━━ Input ━━

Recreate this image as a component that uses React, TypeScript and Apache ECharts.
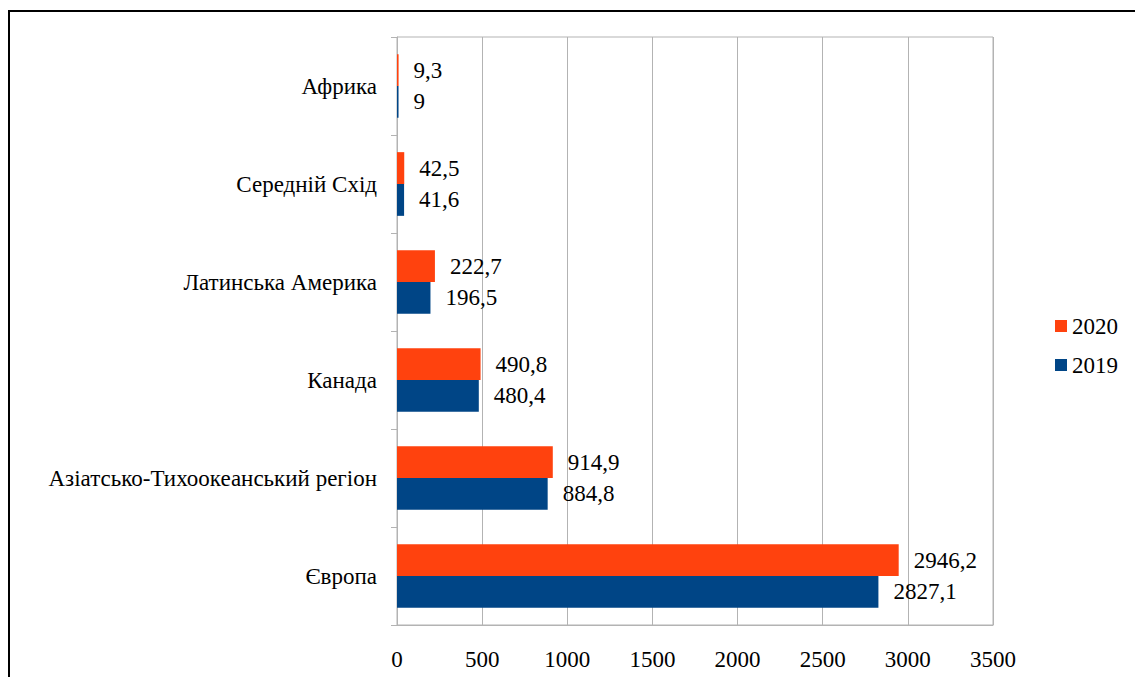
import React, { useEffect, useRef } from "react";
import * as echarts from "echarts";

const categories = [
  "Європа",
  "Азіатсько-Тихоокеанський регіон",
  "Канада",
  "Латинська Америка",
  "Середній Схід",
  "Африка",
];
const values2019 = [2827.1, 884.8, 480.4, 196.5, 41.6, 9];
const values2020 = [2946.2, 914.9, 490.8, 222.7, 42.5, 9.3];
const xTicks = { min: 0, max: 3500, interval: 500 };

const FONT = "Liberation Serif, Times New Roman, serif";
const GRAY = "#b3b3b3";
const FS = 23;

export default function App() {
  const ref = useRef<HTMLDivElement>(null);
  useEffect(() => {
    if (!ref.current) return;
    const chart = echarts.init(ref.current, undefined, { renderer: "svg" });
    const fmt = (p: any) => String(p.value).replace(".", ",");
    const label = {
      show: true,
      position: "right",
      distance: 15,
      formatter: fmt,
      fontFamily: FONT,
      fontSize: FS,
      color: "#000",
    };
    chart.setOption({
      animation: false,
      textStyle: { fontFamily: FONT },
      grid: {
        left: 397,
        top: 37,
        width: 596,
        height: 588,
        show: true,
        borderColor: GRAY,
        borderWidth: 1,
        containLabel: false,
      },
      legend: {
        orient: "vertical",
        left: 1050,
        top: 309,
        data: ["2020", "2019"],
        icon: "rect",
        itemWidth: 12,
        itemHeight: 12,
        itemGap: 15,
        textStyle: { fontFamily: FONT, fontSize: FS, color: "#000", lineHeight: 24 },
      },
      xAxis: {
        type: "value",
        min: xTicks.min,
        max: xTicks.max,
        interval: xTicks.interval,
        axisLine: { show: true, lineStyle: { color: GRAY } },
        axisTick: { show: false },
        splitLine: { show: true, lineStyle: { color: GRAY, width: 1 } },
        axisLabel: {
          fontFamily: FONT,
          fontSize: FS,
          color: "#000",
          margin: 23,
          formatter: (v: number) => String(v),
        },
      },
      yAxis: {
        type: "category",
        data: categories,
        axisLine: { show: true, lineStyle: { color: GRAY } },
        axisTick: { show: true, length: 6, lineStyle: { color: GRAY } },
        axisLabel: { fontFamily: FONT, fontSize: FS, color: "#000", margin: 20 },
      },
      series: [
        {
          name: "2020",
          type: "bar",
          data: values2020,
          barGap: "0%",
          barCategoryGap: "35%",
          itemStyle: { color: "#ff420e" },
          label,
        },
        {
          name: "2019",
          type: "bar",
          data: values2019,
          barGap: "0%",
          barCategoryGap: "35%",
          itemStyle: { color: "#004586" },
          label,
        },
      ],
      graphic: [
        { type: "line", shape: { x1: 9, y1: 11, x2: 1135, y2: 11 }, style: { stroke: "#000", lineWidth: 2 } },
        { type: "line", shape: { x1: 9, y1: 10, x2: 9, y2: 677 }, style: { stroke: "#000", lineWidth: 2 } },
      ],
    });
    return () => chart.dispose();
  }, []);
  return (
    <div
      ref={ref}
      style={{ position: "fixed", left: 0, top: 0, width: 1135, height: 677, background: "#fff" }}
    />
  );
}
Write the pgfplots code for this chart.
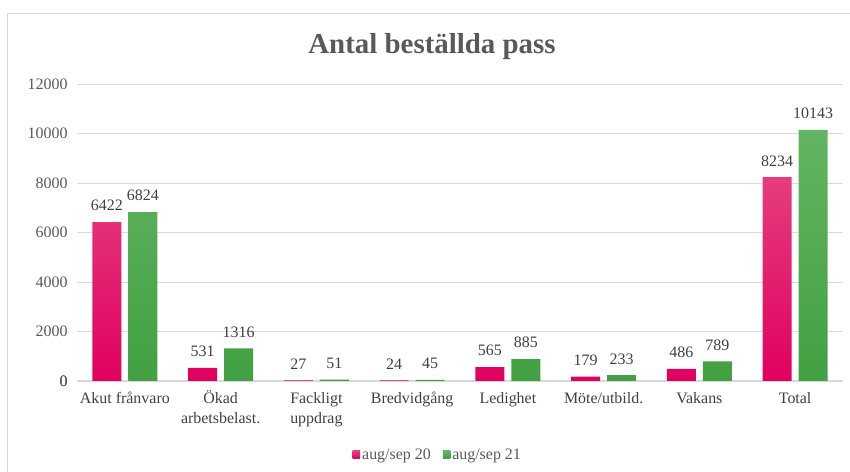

━━━

▸ What is needed
Restate, line by line and word for word, everything from the top of the material through the line that contains "const FS = 23;". Leave pictures out.

▸ Answer for this exercise
Recreate this image as a component that uses React, TypeScript and Apache ECharts.
import React, { useEffect, useRef } from "react";
import * as echarts from "echarts";

const categories = [
  "Європа",
  "Азіатсько-Тихоокеанський регіон",
  "Канада",
  "Латинська Америка",
  "Середній Схід",
  "Африка",
];
const values2019 = [2827.1, 884.8, 480.4, 196.5, 41.6, 9];
const values2020 = [2946.2, 914.9, 490.8, 222.7, 42.5, 9.3];
const xTicks = { min: 0, max: 3500, interval: 500 };

const FONT = "Liberation Serif, Times New Roman, serif";
const GRAY = "#b3b3b3";
const FS = 23;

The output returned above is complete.